→ **DATASET CONTENT**:
(begin)

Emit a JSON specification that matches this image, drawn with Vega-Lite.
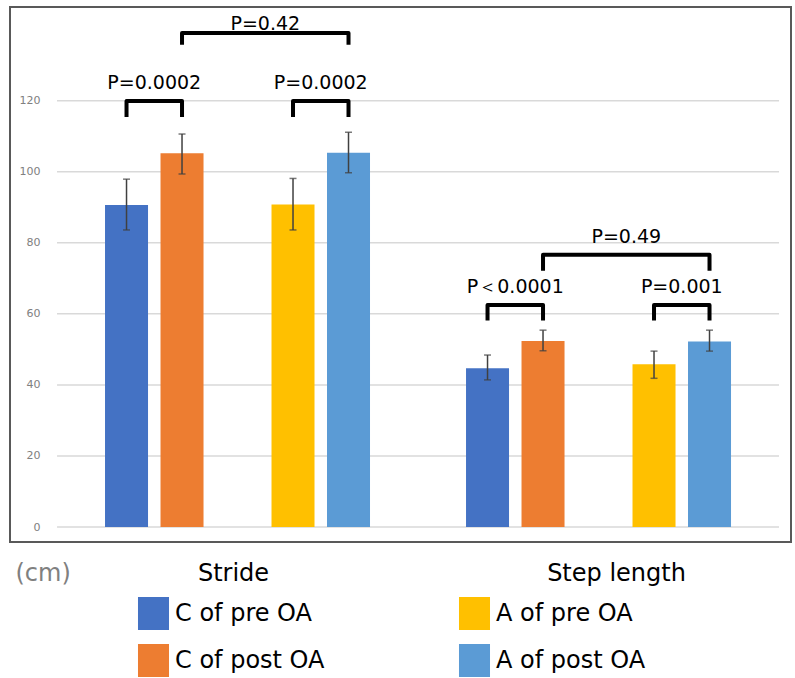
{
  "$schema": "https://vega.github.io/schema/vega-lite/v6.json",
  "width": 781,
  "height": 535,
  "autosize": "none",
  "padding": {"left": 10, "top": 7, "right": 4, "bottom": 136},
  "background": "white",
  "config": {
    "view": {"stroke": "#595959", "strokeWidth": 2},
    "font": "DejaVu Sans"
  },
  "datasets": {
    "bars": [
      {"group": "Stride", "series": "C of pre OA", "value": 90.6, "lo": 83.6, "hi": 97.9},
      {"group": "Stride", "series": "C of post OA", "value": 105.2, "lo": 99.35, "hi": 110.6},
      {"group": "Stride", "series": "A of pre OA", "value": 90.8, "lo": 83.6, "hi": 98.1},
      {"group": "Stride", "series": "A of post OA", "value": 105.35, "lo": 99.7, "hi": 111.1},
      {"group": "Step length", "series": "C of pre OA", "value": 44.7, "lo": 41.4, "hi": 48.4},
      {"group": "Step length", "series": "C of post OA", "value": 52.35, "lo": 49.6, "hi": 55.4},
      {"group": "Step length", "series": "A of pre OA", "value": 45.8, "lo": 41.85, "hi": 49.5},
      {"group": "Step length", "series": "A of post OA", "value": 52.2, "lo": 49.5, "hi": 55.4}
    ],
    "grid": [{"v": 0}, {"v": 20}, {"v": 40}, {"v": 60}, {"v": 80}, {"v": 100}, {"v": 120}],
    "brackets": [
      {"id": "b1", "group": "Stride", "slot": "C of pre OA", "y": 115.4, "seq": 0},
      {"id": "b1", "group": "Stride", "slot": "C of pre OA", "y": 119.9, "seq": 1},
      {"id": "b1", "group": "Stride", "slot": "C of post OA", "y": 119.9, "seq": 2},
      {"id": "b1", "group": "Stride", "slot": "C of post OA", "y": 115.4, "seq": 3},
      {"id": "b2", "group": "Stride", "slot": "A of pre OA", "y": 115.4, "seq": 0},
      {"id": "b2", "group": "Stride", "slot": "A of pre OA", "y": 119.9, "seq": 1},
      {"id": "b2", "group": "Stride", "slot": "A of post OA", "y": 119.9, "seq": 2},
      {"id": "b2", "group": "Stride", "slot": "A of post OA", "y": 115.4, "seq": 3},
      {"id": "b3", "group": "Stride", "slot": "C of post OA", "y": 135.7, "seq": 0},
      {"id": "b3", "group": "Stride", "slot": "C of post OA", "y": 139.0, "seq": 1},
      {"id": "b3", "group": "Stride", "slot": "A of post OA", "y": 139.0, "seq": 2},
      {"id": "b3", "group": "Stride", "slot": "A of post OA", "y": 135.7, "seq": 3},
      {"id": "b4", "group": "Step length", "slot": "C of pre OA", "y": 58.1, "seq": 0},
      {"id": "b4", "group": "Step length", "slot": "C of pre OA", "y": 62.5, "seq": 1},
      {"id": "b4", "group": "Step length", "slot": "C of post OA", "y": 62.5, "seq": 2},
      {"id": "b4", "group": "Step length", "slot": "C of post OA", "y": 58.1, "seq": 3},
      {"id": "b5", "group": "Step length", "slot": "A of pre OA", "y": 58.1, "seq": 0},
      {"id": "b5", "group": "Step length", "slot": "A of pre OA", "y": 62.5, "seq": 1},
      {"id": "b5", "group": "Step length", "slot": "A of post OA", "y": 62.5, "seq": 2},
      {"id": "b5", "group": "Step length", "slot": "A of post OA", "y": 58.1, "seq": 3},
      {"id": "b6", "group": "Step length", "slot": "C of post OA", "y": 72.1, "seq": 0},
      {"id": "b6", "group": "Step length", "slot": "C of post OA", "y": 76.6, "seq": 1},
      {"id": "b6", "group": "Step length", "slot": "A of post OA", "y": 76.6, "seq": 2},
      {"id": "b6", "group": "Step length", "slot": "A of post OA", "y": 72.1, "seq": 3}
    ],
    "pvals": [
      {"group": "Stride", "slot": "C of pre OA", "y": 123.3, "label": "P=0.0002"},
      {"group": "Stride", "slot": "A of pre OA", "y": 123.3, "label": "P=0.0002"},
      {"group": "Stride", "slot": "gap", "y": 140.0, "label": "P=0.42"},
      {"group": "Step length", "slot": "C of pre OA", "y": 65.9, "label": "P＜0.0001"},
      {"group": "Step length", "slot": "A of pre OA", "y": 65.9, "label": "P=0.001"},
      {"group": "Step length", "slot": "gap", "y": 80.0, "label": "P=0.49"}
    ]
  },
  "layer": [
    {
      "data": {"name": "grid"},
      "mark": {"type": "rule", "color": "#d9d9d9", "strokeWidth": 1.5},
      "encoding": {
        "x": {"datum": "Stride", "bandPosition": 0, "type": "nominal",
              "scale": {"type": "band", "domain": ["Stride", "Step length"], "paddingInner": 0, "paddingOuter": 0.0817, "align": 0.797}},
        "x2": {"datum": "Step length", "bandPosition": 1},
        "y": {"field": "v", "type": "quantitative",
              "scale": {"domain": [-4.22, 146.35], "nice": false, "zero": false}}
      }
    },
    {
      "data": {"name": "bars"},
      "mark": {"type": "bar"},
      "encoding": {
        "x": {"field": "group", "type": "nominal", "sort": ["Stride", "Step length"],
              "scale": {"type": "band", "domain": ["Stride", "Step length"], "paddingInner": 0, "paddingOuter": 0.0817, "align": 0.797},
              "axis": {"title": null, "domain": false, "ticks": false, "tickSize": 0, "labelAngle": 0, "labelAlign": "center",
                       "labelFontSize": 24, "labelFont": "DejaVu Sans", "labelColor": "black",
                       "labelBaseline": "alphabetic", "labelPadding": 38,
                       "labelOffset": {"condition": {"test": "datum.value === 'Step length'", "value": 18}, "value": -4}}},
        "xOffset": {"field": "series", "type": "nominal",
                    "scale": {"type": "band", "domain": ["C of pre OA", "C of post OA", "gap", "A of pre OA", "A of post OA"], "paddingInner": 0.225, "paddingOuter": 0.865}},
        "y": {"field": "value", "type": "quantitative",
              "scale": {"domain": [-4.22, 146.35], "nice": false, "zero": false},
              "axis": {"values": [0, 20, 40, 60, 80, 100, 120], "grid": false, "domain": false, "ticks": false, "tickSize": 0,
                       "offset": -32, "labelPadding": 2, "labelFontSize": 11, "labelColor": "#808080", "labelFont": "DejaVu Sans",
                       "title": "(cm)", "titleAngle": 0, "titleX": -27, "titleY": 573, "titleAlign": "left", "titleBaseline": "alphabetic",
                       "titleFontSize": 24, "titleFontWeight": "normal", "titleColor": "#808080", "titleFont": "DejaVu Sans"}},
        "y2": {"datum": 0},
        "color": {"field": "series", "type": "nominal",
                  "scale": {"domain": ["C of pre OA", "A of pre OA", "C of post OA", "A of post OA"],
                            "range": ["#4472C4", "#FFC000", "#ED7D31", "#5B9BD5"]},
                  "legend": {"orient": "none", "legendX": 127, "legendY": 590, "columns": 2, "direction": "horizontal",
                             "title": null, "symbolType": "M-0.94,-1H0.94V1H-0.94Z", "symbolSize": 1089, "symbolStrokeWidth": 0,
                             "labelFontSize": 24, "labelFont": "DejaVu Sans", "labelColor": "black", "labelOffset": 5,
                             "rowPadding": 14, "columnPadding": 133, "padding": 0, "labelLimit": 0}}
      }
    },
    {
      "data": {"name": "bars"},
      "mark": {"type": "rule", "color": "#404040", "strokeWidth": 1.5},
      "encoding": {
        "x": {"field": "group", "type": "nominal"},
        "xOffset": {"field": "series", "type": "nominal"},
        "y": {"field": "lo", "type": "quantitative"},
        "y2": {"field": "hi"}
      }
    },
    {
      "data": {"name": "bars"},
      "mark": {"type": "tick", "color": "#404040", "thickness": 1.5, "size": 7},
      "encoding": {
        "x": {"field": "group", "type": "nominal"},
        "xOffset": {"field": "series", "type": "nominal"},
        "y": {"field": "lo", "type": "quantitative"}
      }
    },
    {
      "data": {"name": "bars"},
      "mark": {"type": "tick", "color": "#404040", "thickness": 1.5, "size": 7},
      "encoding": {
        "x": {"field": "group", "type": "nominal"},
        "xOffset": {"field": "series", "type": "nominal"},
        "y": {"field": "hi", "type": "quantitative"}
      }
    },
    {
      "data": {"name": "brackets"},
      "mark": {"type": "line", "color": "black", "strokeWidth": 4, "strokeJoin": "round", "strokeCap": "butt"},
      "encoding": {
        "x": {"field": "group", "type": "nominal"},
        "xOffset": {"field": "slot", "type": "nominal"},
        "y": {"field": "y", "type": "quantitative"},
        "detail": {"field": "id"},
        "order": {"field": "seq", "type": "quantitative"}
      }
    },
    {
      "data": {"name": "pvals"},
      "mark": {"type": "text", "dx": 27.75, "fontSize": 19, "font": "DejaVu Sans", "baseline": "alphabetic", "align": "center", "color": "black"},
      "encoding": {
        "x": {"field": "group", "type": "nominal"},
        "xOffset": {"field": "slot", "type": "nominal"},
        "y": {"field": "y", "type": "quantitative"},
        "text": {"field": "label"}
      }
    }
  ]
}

(end)
(begin)

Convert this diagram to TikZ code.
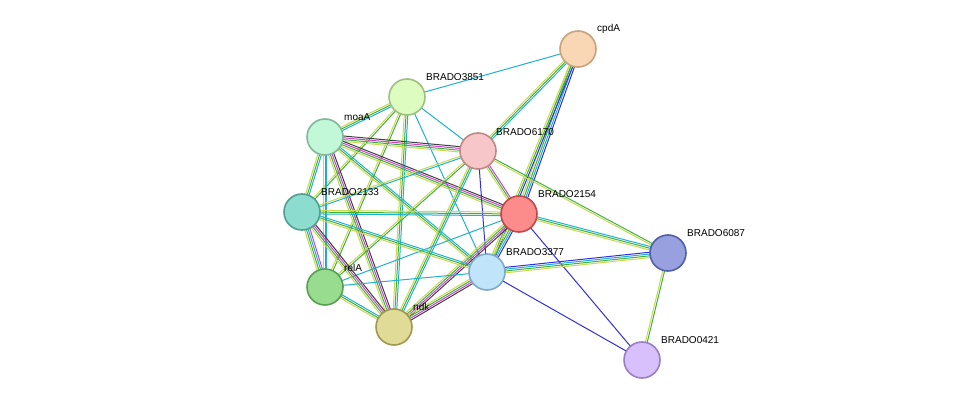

(end)

→ **DIRECTION**: Copy out each line that contains the word "this".

→ **RESPONSE BELOW**:
Emit a JSON specification that matches this image, drawn with Vega-Lite.
Convert this diagram to TikZ code.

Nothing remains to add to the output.